UK think tanks see lower 2nd quarter growth driven by NCR COVID-19 surge
MANILA, Philippines—Two UK-based economic think tanks are seeing the Philippines’ second quarter 2021 output to shrink compared to first quarter gross domestic product (GDP) following more stringent quarantine measures in National Capital Region (NCR) Plus, which accounts for half of the economy.
In a May 26 report, Capital Economics said the Philippines’ second quarter GDP would likely contract by 3 percent quarter-on-quarter.
“This quarter, tight containment measures have been introduced across much of the country in response to a surge in infections,” said the report authored by Gareth Leather, Capital Economics senior Asia economist, Alex Holmes, Asia economist and Sophie Oudea, research assistant.
The looming quarter-on-quarter decline in GDP would end three straight quarters of growth since the trough in the second quarter of 2020 when 75 percent of the economy froze at the height of the longest and most stringent COVID-19 lockdown in Asia.
The gradual easing of quarantine restrictions had allowed quarter-on-quarter growth of 8 percent in the third quarter of 2020, followed by 5.6-percent expansion during the fourth quarter.
In the first quarter of 2021, the economy eked out a mere 0.3-percent increase in output compared to the previous quarter’s GDP.
For the entire 2021, Capital Economics projected GDP to grow 6 percent— at the lower end of the government’s downscaled 6-7 percent growth target.
Growth in 2021 would nonetheless keep the Philippines’ GDP about 1-percent below the pre-pandemic-induced recession level in 2019, Capital Economics said.
In a separate report, Pantheon Macroeconomics senior Asia economist Miguel Chanco said the Philippines’ second-quarter GDP was estimated to shrink by 0.6 percent quarter-on-quarter as he blamed the “second wave” of coronavirus infections.

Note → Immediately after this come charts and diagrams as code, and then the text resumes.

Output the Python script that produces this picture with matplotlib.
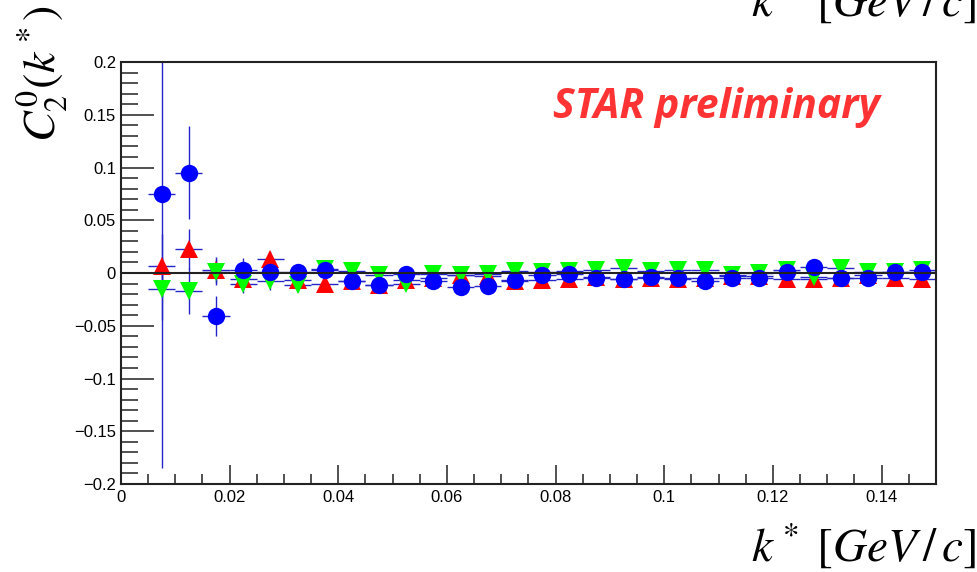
import numpy as np
import matplotlib
matplotlib.use("Agg")
import matplotlib.pyplot as plt
from matplotlib.ticker import MultipleLocator, FuncFormatter

plt.rcParams["font.family"] = ["Liberation Sans", "DejaVu Sans"]
plt.rcParams["mathtext.fontset"] = "stix"

# k* bin centres (bin width 0.005 GeV/c)
kstar = [0.0075, 0.0125, 0.0175, 0.0225, 0.0275, 0.0325, 0.0375, 0.0425, 0.0475, 0.0525,
         0.0575, 0.0625, 0.0675, 0.0725, 0.0775, 0.0825, 0.0875, 0.0925, 0.0975, 0.1025,
         0.1075, 0.1125, 0.1175, 0.1225, 0.1275, 0.1325, 0.1375, 0.1425, 0.1475]
kerr = 0.0025

c20_red = [0.007, 0.023, 0.003, -0.006, 0.013, -0.007, -0.010, -0.008, -0.011, -0.007,
           -0.005, -0.002, -0.003, -0.008, -0.007, -0.006, -0.004, -0.006, -0.005, -0.006,
           -0.005, -0.003, -0.003, -0.006, -0.006, -0.005, -0.002, -0.005, -0.006]
err_red = [0.030, 0.019, 0.012, 0.009, 0.008, 0.007, 0.006, 0.006, 0.005, 0.005,
           0.005, 0.005, 0.004, 0.004, 0.004, 0.004, 0.004, 0.004, 0.004, 0.004,
           0.004, 0.004, 0.004, 0.004, 0.004, 0.004, 0.004, 0.004, 0.004]

c20_green = [-0.015, -0.017, 0.001, -0.010, -0.008, -0.011, 0.004, 0.002, -0.002, -0.010,
             -0.001, -0.002, -0.001, 0.002, 0.001, 0.002, 0.003, 0.005, 0.002, 0.003,
             0.003, -0.002, 0.000, 0.003, -0.004, 0.005, 0.001, 0.001, 0.003]
err_green = [0.030, 0.022, 0.012, 0.009, 0.008, 0.007, 0.006, 0.006, 0.005, 0.005,
             0.005, 0.005, 0.004, 0.004, 0.004, 0.004, 0.004, 0.004, 0.004, 0.004,
             0.004, 0.004, 0.004, 0.004, 0.004, 0.004, 0.004, 0.004, 0.004]

c20_blue = [0.075, 0.095, -0.041, 0.003, 0.001, 0.001, 0.003, -0.008, -0.011, -0.001,
            -0.008, -0.013, -0.012, -0.007, -0.002, -0.001, -0.005, -0.006, -0.0035, -0.005,
            -0.008, -0.0045, -0.005, 0.001, 0.006, -0.005, -0.005, 0.001, 0.001]
err_blue = [0.260, 0.044, 0.019, 0.011, 0.009, 0.007, 0.006, 0.006, 0.005, 0.005,
            0.005, 0.005, 0.004, 0.004, 0.004, 0.004, 0.004, 0.004, 0.004, 0.004,
            0.004, 0.004, 0.004, 0.004, 0.004, 0.004, 0.004, 0.004, 0.004]

fig = plt.figure(figsize=(9.78, 5.72), dpi=100)
ax = fig.add_axes([0.1237, 0.1538, 0.957 - 0.1237, 0.8916 - 0.1538])

bar_col = "#2424c8"
for y, e in [(c20_red, err_red), (c20_green, err_green), (c20_blue, err_blue)]:
    ax.errorbar(kstar, y, xerr=kerr, yerr=e, fmt="none", ecolor=bar_col,
                elinewidth=1.0, capsize=0, zorder=2)

ax.plot(kstar, c20_red, "^", color="#ff0000", ms=13, mew=0, zorder=3)
ax.plot(kstar, c20_green, "v", color="#00ff00", ms=13, mew=0, zorder=4)
ax.plot(kstar, c20_blue, "o", color="#0000ff", ms=12.5, mew=0, zorder=5)

ax.axhline(0, color="#222222", lw=1.5, zorder=6)

ax.set_xlim(0, 0.15)
ax.set_ylim(-0.2, 0.2)

ax.xaxis.set_major_locator(MultipleLocator(0.02))
ax.xaxis.set_minor_locator(MultipleLocator(0.005))
ax.yaxis.set_major_locator(MultipleLocator(0.05))
ax.yaxis.set_minor_locator(MultipleLocator(0.01))


def root_fmt(v, pos):
    s = ("%.2f" % v).rstrip("0").rstrip(".")
    if s in ("-0", "0.0"):
        s = "0"
    return s.replace("-", "\u2212")


ax.xaxis.set_major_formatter(FuncFormatter(root_fmt))
ax.yaxis.set_major_formatter(FuncFormatter(root_fmt))

ax.tick_params(axis="y", which="major", direction="in", length=24, width=1.2,
               left=True, right=False, labelsize=12, pad=3.5, color="#333333")
ax.tick_params(axis="y", which="minor", direction="in", length=12, width=1.2,
               left=True, right=False, color="#333333")
ax.tick_params(axis="x", which="major", direction="in", length=14, width=1.2,
               bottom=True, top=False, labelsize=12, pad=4, color="#333333")
ax.tick_params(axis="x", which="minor", direction="in", length=7, width=1.2,
               bottom=True, top=False, color="#333333")
for sp in ax.spines.values():
    sp.set_linewidth(1.5)
    sp.set_color("#222222")

# axis titles
fig.text(0.044, 0.872, r"$C_2^0(k^*)$", rotation=90, fontsize=33,
         ha="center", va="center")
fig.text(0.998, 0.045, r"$k^*\ [GeV\,/\,c]$", fontsize=34, ha="right", va="center")
fig.text(0.998, 0.998, r"$k^*\ [GeV\,/\,c]$", fontsize=34, ha="right", va="center")

fig.text(0.5655, 0.7937, "STAR preliminary", color="#ff3333", fontsize=29.5,
         fontweight="bold", fontstyle="italic", family=["Open Sans", "DejaVu Sans"],
         ha="left", va="baseline")

fig.savefig("out.png", dpi=100)
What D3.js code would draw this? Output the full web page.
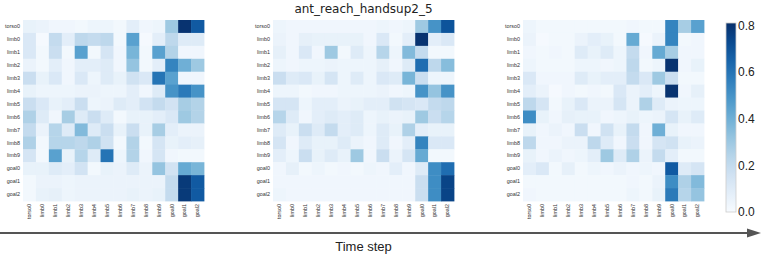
<!DOCTYPE html>
<html lang="en">
<head>
<meta charset="UTF-8">
<script src="https://d3js.org/d3.v7.min.js"></script>
<style>
  body { margin: 0; background: #fff; }
  svg { display: block; font-family: "DejaVu Sans", sans-serif; }
  .axis path, .axis line { display: none; }
  .axis text { fill: #333; font-size: 5.4px; }
</style>
</head>
<body>
<svg width="761" height="256"></svg>
<script>
// node labels (rows and columns are the same)
var labels = ["torso0","limb0","limb1","limb2","limb3","limb4","limb5","limb6","limb7","limb8","limb9","goal0","goal1","goal2"];
var colorTicks = [0.0, 0.2, 0.4, 0.6, 0.8];
var title = "ant_reach_handsup2_5";

// attention weights at three time steps, one row per query node
var step1 = [
  [0.06,0.05,0.03,0.03,0.02,0.04,0.04,0.02,0.08,0.03,0.04,0.30,0.80,0.68],
  [0.12,0.01,0.20,0.08,0.22,0.20,0.22,0.02,0.45,0.01,0.08,0.22,0.10,0.10],
  [0.12,0.02,0.18,0.02,0.45,0.02,0.14,0.03,0.38,0.02,0.45,0.25,0.03,0.03],
  [0.05,0.02,0.08,0.03,0.08,0.08,0.10,0.03,0.32,0.02,0.08,0.55,0.40,0.30],
  [0.18,0.06,0.12,0.03,0.12,0.04,0.10,0.06,0.16,0.12,0.60,0.45,0.03,0.03],
  [0.06,0.04,0.04,0.04,0.05,0.05,0.04,0.04,0.08,0.03,0.10,0.50,0.58,0.50],
  [0.18,0.12,0.06,0.08,0.18,0.04,0.05,0.10,0.08,0.15,0.20,0.15,0.28,0.25],
  [0.26,0.10,0.03,0.28,0.10,0.18,0.10,0.02,0.06,0.06,0.08,0.12,0.30,0.25],
  [0.20,0.05,0.24,0.10,0.36,0.10,0.18,0.06,0.18,0.06,0.28,0.08,0.05,0.05],
  [0.26,0.02,0.24,0.24,0.22,0.26,0.16,0.02,0.25,0.02,0.14,0.06,0.08,0.07],
  [0.14,0.02,0.45,0.06,0.24,0.10,0.60,0.04,0.25,0.03,0.14,0.03,0.02,0.02],
  [0.06,0.06,0.10,0.08,0.15,0.02,0.06,0.05,0.10,0.05,0.32,0.15,0.42,0.38],
  [0.02,0.05,0.05,0.04,0.05,0.05,0.05,0.05,0.05,0.05,0.05,0.20,0.78,0.68],
  [0.02,0.06,0.07,0.04,0.05,0.05,0.05,0.05,0.06,0.05,0.06,0.20,0.78,0.68]
];
var step2 = [
  [0.04,0.03,0.03,0.03,0.03,0.03,0.03,0.03,0.04,0.03,0.04,0.30,0.50,0.70],
  [0.05,0.03,0.07,0.06,0.06,0.06,0.06,0.03,0.12,0.02,0.08,0.80,0.08,0.12],
  [0.07,0.03,0.12,0.03,0.30,0.02,0.10,0.04,0.24,0.04,0.36,0.20,0.02,0.02],
  [0.04,0.03,0.04,0.04,0.05,0.04,0.04,0.04,0.07,0.03,0.10,0.62,0.22,0.35],
  [0.18,0.10,0.12,0.06,0.14,0.04,0.10,0.04,0.12,0.10,0.38,0.18,0.04,0.04],
  [0.04,0.04,0.02,0.03,0.03,0.04,0.04,0.04,0.05,0.03,0.04,0.50,0.32,0.50],
  [0.14,0.14,0.04,0.08,0.08,0.05,0.06,0.08,0.08,0.16,0.14,0.12,0.20,0.22],
  [0.24,0.10,0.03,0.08,0.10,0.08,0.10,0.04,0.06,0.05,0.06,0.30,0.18,0.24],
  [0.10,0.06,0.18,0.10,0.20,0.08,0.10,0.04,0.10,0.06,0.26,0.08,0.06,0.06],
  [0.14,0.03,0.10,0.06,0.06,0.10,0.05,0.03,0.10,0.03,0.08,0.55,0.12,0.12],
  [0.08,0.04,0.18,0.06,0.10,0.06,0.30,0.03,0.18,0.05,0.14,0.42,0.02,0.02],
  [0.03,0.07,0.02,0.04,0.02,0.03,0.02,0.04,0.03,0.08,0.03,0.10,0.52,0.62],
  [0.03,0.03,0.03,0.03,0.03,0.03,0.03,0.03,0.03,0.03,0.03,0.18,0.52,0.75],
  [0.04,0.03,0.03,0.03,0.03,0.03,0.03,0.03,0.03,0.03,0.03,0.18,0.52,0.75]
];
var step3 = [
  [0.04,0.02,0.02,0.02,0.02,0.02,0.02,0.02,0.03,0.02,0.02,0.55,0.28,0.45],
  [0.05,0.01,0.02,0.02,0.05,0.08,0.06,0.02,0.42,0.01,0.05,0.55,0.02,0.03],
  [0.03,0.02,0.03,0.02,0.10,0.06,0.10,0.04,0.20,0.03,0.42,0.28,0.03,0.03],
  [0.04,0.02,0.02,0.02,0.04,0.04,0.03,0.04,0.22,0.02,0.04,0.80,0.03,0.06],
  [0.12,0.03,0.03,0.03,0.10,0.06,0.08,0.08,0.20,0.12,0.30,0.18,0.02,0.02],
  [0.08,0.05,0.01,0.03,0.02,0.03,0.02,0.12,0.05,0.08,0.04,0.80,0.03,0.07],
  [0.22,0.14,0.02,0.06,0.12,0.05,0.05,0.14,0.05,0.26,0.10,0.05,0.04,0.04],
  [0.52,0.06,0.03,0.07,0.06,0.06,0.03,0.04,0.06,0.04,0.05,0.14,0.06,0.10],
  [0.06,0.03,0.05,0.03,0.18,0.03,0.16,0.06,0.20,0.03,0.40,0.06,0.03,0.03],
  [0.22,0.03,0.03,0.05,0.05,0.22,0.10,0.03,0.18,0.03,0.14,0.16,0.06,0.05],
  [0.06,0.03,0.05,0.03,0.04,0.08,0.30,0.10,0.26,0.05,0.20,0.08,0.02,0.02],
  [0.08,0.12,0.02,0.07,0.02,0.04,0.03,0.05,0.03,0.04,0.03,0.68,0.10,0.14],
  [0.02,0.02,0.02,0.02,0.02,0.02,0.02,0.02,0.03,0.02,0.05,0.52,0.26,0.36],
  [0.03,0.02,0.02,0.02,0.02,0.02,0.02,0.02,0.04,0.02,0.06,0.58,0.24,0.32]
];
var steps = [step1, step2, step3];

var svg = d3.select("svg");
var size = 181, top0 = 20;
var lefts = [23, 273, 523];

var color = d3.scaleSequential(d3.interpolateBlues).domain([0, 0.81]);
var x = d3.scaleBand().domain(labels).range([0, size]);
var y = d3.scaleBand().domain(labels).range([0, size]);

steps.forEach(function(m, k) {
  var g = svg.append("g").attr("transform", "translate(" + lefts[k] + "," + top0 + ")");

  var cells = [];
  m.forEach(function(row, i) {
    row.forEach(function(v, j) { cells.push({r: labels[i], c: labels[j], v: v}); });
  });

  g.selectAll("rect").data(cells).enter().append("rect")
    .attr("x", function(d) { return x(d.c); })
    .attr("y", function(d) { return y(d.r); })
    .attr("width", x.bandwidth() + 0.4)
    .attr("height", y.bandwidth() + 0.4)
    .attr("fill", function(d) { return color(d.v); });

  g.append("g").attr("class", "axis")
    .call(d3.axisLeft(y).tickSize(0).tickPadding(3));

  g.append("g").attr("class", "axis")
    .attr("transform", "translate(0," + size + ")")
    .call(d3.axisBottom(x).tickSize(0).tickPadding(3))
    .selectAll("text")
      .attr("transform", "rotate(-90)")
      .attr("text-anchor", "end")
      .attr("x", -3)
      .attr("y", 0)
      .attr("dy", "0.35em");
});

// title over the middle heatmap
svg.append("text")
  .attr("x", lefts[1] + size / 2).attr("y", 13)
  .attr("text-anchor", "middle")
  .style("font-size", "12px").style("fill", "#222")
  .text(title);

// colorbar
var cbX = 726, cbW = 10, cbTop = 23, cbBottom = 212;
var cbScale = d3.scaleLinear().domain([0, 0.81]).range([cbBottom, cbTop]);
var defs = svg.append("defs");
var grad = defs.append("linearGradient").attr("id", "cbgrad")
  .attr("x1", 0).attr("y1", 1).attr("x2", 0).attr("y2", 0);
d3.range(0, 1.0001, 0.1).forEach(function(t) {
  grad.append("stop").attr("offset", t).attr("stop-color", color(t * 0.81));
});
svg.append("rect")
  .attr("x", cbX).attr("y", cbTop)
  .attr("width", cbW).attr("height", cbBottom - cbTop)
  .attr("fill", "url(#cbgrad)")
  .attr("stroke", "#ccc").attr("stroke-width", 0.8);
svg.append("g")
  .attr("transform", "translate(" + (cbX + cbW) + ",0)")
  .call(d3.axisRight(cbScale).tickValues(colorTicks).tickFormat(d3.format(".1f")).tickSize(0).tickPadding(2))
  .call(function(a) { a.select(".domain").remove(); })
  .selectAll("text").style("font-size", "12px").style("fill", "#222");

// time arrow
svg.append("line")
  .attr("x1", 0).attr("x2", 749).attr("y1", 233).attr("y2", 233)
  .attr("stroke", "#555").attr("stroke-width", 2.2);
svg.append("path")
  .attr("d", "M747,228.5 L761,233 L747,237.5 Z")
  .attr("fill", "#555");
svg.append("text")
  .attr("x", lefts[1] + size / 2).attr("y", 251)
  .attr("text-anchor", "middle")
  .style("font-family", "'Liberation Sans', sans-serif")
  .style("font-size", "13px").style("fill", "#222")
  .text("Time step");
</script>
</body>
</html>
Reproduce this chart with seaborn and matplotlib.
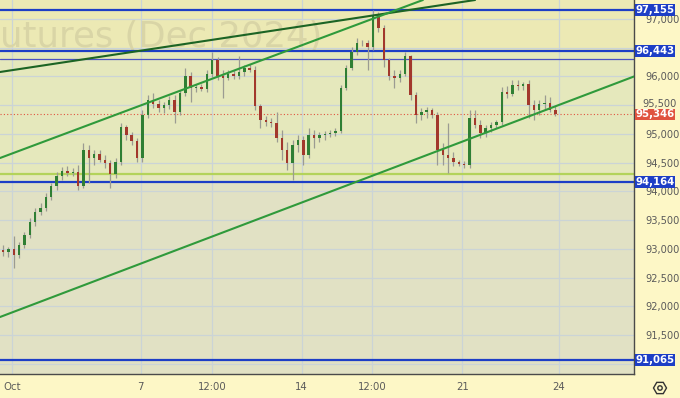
import numpy as np
import pandas as pd
import matplotlib
matplotlib.use("Agg")
import matplotlib.pyplot as plt
import matplotlib.transforms as mtransforms
from matplotlib.patches import Rectangle, RegularPolygon, Circle
import seaborn as sns

# ---------------- data ----------------
opens = [92982, 92948, 93000, 92896, 93069, 93243, 93469, 93643, 93713, 93904,
         94095, 94269, 94356, 94322, 94339, 94095, 94721, 94582, 94652, 94548,
         94495, 94304, 94513, 95121, 94982, 94878, 94582, 95330, 95591, 95521,
         95452, 95504, 95591, 95382, 95713, 96008, 95800, 95817, 95782, 96043,
         96287, 96008, 95974, 96043, 96008, 96078, 96147, 96113, 95487, 95243,
         95208, 95191, 94930, 94721, 94495, 94808, 94895, 94635, 94982, 94930,
         94982, 95000, 95017, 95052, 95800, 96147, 96426, 96582, 96582, 96513,
         97069, 96843, 96287, 96008, 95974, 96043, 96356, 95678, 95330, 95382,
         95417, 95330, 94721, 94635, 94582, 94513, 94478, 94461, 95278, 95156,
         95017, 95104, 95156, 95208, 95730, 95695, 95852, 95834, 95869, 95504,
         95417, 95521, 95539, 95417]
highs = [93069, 93035, 93226, 93122, 93296, 93539, 93713, 93800, 93974, 94148,
         94339, 94426, 94443, 94408, 94461, 94843, 94808, 94721, 94721, 94635,
         94548, 94582, 95191, 95156, 95035, 94930, 95417, 95678, 95713, 95591,
         95556, 95661, 95678, 95765, 96147, 96078, 95869, 95869, 96113, 96426,
         96339, 96113, 96113, 96113, 96356, 96200, 96217, 96182, 95521, 95313,
         95278, 95382, 95069, 94861, 94895, 94982, 94965, 95104, 95069, 95035,
         95052, 95069, 95104, 95852, 96200, 96513, 96669, 96635, 96635, 97156,
         97121, 96895, 96321, 96113, 96113, 96426, 96374, 95730, 95452, 95469,
         95452, 95382, 94843, 95191, 94687, 94548, 94530, 95417, 95417, 95243,
         95156, 95208, 95243, 95817, 95834, 95939, 95939, 95904, 95939, 95591,
         95591, 95678, 95643, 95487]
lows = [92878, 92861, 92669, 92843, 93017, 93191, 93400, 93591, 93661, 93852,
        94026, 94200, 94269, 94269, 94026, 94061, 94148, 94461, 94513, 94408,
        94061, 94235, 94461, 94895, 94808, 94513, 94513, 95278, 95452, 95382,
        95365, 95434, 95191, 95330, 95661, 95556, 95730, 95748, 95730, 95991,
        95939, 95626, 95939, 95956, 95956, 96008, 96078, 95417, 95104, 95139,
        95121, 94861, 94548, 94374, 94200, 94687, 94461, 94582, 94756, 94861,
        94895, 94948, 94965, 95017, 95765, 96113, 96374, 96530, 96113, 96461,
        96774, 96165, 95939, 95800, 95904, 96008, 95591, 95191, 95243, 95278,
        95278, 94461, 94461, 94322, 94443, 94443, 94408, 94408, 95104, 94930,
        94948, 95035, 95104, 95156, 95626, 95661, 95765, 95765, 95278, 95243,
        95330, 95417, 95382, 95313]
closes = [92948, 93000, 92896, 93069, 93243, 93469, 93643, 93713, 93904, 94095,
          94269, 94356, 94322, 94339, 94095, 94721, 94582, 94652, 94548, 94495,
          94304, 94513, 95121, 94982, 94878, 94582, 95330, 95591, 95521, 95452,
          95504, 95591, 95382, 95713, 96008, 95800, 95817, 95782, 96043, 96287,
          96008, 95974, 96043, 96008, 96078, 96147, 96113, 95487, 95243, 95208,
          95191, 94930, 94721, 94495, 94808, 94895, 94635, 94982, 94930, 94982,
          95000, 95017, 95052, 95800, 96147, 96426, 96582, 96575, 96513, 97069,
          96843, 96287, 96008, 95974, 96043, 96356, 95678, 95330, 95382, 95417,
          95330, 94721, 94635, 94582, 94513, 94478, 94461, 95278, 95156, 95017,
          95104, 95156, 95208, 95730, 95695, 95852, 95834, 95869, 95504, 95417,
          95521, 95539, 95417, 95346]

level_blue = [97155, 96443, 94164, 91065]
level_thin_blue = 96305
level_lime = 94300
last_price = 95346

# trend lines: (day position, price)
trend_dark_x, trend_dark_y = [-0.373, 14.39], [96078, 97330]
trend_up_x, trend_up_y = [-0.373, 12.77], [94582, 97330]
trend_low_x, trend_low_y = [-0.373, 19.33], [91817, 96000]

x_tick_pos = [0, 4, 6.22, 9, 11.19, 14, 17]
x_tick_labels = ["Oct", "7", "12:00", "14", "12:00", "21", "24"]
# price-scale labels (96,500 and 91,000 sit under the level boxes)
y_grid_vals = [91000, 91500, 92000, 92500, 93000, 93500, 94000, 94500,
               95000, 95500, 96000, 96500, 97000]
y_label_vals = [91500, 92000, 92500, 93000, 93500, 94000, 94500,
                95000, 96000, 97000]
y_label_nudged = 95500   # sits just above the last-price box
watermark = "utures (Dec 2024)"

# ---------------- style ----------------
sns.set_theme(style="white")
plt.rcParams['font.family'] = ['DejaVu Sans']

W, H = 680, 398
fig = plt.figure(figsize=(W / 100, H / 100), dpi=100, facecolor="#fdf7c6")
ax = fig.add_axes([0, 24 / H, 634 / W, 374 / H])
ax.set_facecolor("#e1e1c4")

XMIN, XMAX = -0.373, 19.33
YMIN, YMAX = 90826, 97330
ax.set_xlim(XMIN, XMAX)
ax.set_ylim(YMIN, YMAX)

# background bands
ax.axhspan(96443, YMAX, color="#ece9b4", zorder=0, lw=0)
ax.axhspan(94164, 96443, color="#e5e8bc", zorder=0, lw=0)
ax.axhspan(YMIN, 94164, color="#e1e1c4", zorder=0, lw=0)

# grid
for yv in y_grid_vals:
    ax.axhline(yv, color="#cbd4d6", lw=0.9, zorder=0.5)
for xv in x_tick_pos:
    ax.axvline(xv, color="#cbd4d6", lw=0.9, zorder=0.5)

# watermark
ax.text(322 / 634, 1 - 47 / 374, watermark, transform=ax.transAxes,
        ha="right", va="baseline", fontsize=25.6, color="#d9d5a6",
        zorder=0.6, family="DejaVu Sans")

# candles
n = len(closes)
xs = np.arange(n) / 6.0 - 0.28
df = pd.DataFrame({"x": xs, "o": opens, "h": highs, "l": lows, "c": closes})
ax.vlines(df["x"], df["l"], df["h"], color="#9b9b92", lw=0.9, zorder=3)
up = df["c"] >= df["o"]
body = (df["c"] - df["o"]).abs().clip(lower=15)
bottom = np.minimum(df["o"], df["c"])
ax.bar(df["x"][up], body[up], bottom=bottom[up], width=0.075,
       color="#2f7f34", lw=0, zorder=4)
ax.bar(df["x"][~up], body[~up], bottom=bottom[~up], width=0.075,
       color="#a2382c", lw=0, zorder=4)

# horizontal levels
ax.axhline(level_lime, color="#b3d35a", lw=1.6, zorder=2)
ax.axhline(level_thin_blue, color="#4b52c4", lw=0.9, zorder=2)
for lv in level_blue:
    ax.axhline(lv, color="#1d3ec6", lw=1.6, zorder=2)
ax.axhline(last_price, color="#e0533f", lw=0.8, ls=(0, (1, 2)), zorder=2)

# trend lines via seaborn
tl = pd.DataFrame({
    "x": trend_dark_x + trend_up_x + trend_low_x,
    "y": trend_dark_y + trend_up_y + trend_low_y,
    "line": ["dark"] * 2 + ["up"] * 2 + ["low"] * 2,
})
sns.lineplot(data=tl, x="x", y="y", hue="line",
             palette={"dark": "#1c6424", "up": "#2f9a3b", "low": "#2f9a3b"},
             lw=1.5, legend=False, ax=ax, zorder=5)

# axes decoration
ax.set_xlabel("")
ax.set_ylabel("")
ax.set_xticks(x_tick_pos)
ax.set_xticklabels(x_tick_labels)
ax.yaxis.tick_right()
ax.set_yticks(y_label_vals)
ax.set_yticklabels([f"{v:,}" for v in y_label_vals])
ax.tick_params(axis="y", length=0, pad=8, labelsize=7.1, labelcolor="#5a5a5a")
ax.tick_params(axis="x", length=0, pad=6, labelsize=7.3, labelcolor="#5a5a5a")
ax.grid(False)
for s in ["top", "left"]:
    ax.spines[s].set_visible(False)
for s in ["right", "bottom"]:
    ax.spines[s].set_visible(True)
    ax.spines[s].set_color("#4a4a4a")
    ax.spines[s].set_linewidth(1.0)

trans = mtransforms.blended_transform_factory(ax.transAxes, ax.transData)
px = (YMAX - YMIN) / 374.0

# 95,500 label nudged up a little so the last-price box does not cover it
ax.text(1 + 8 / 634, y_label_nudged + 2.5 * px, f"{y_label_nudged:,}",
        transform=trans, ha="left", va="center_baseline", fontsize=7.1,
        color="#5a5a5a", clip_on=False)

# price label boxes
def price_box(val, color, h=12):
    r = Rectangle((1 + 1 / 634, val - h / 2 * px), 40 / 634, h * px,
                  transform=trans, facecolor=color, edgecolor="none",
                  clip_on=False, zorder=10)
    ax.add_patch(r)
    ax.text(1 + 21 / 634, val, f"{val:,}", transform=trans, ha="center",
            va="center", color="white", fontsize=7.3, fontweight="bold",
            clip_on=False, zorder=11)

for lv in level_blue:
    price_box(lv, "#1d3ec6")
price_box(last_price, "#e0533f", h=11)

# settings icon
fig.add_artist(RegularPolygon((6.60, 0.10), 6, radius=0.065,
                              orientation=np.pi / 6, facecolor="none",
                              edgecolor="#333333", lw=1.0,
                              transform=fig.dpi_scale_trans))
fig.add_artist(Circle((6.60, 0.10), 0.022, facecolor="none",
                      edgecolor="#333333", lw=1.0,
                      transform=fig.dpi_scale_trans))

fig.savefig("out.png", dpi=100, facecolor=fig.get_facecolor())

“A robust third-quarter bounce looks unlikely, too, given the multiple headwinds facing households,” Chanco said.
Chanco projected full-year GDP growth at 5.4 percent, beneath the government’s goal.
For Chanco, inflation would be a “bigger problem” for Filipino consumers in the second half of 2021, as he estimated the rate of increase in prices of basic commodities to shoot up to an average of 5 percent—above the manageable target band of 2-4 percent—by yearend.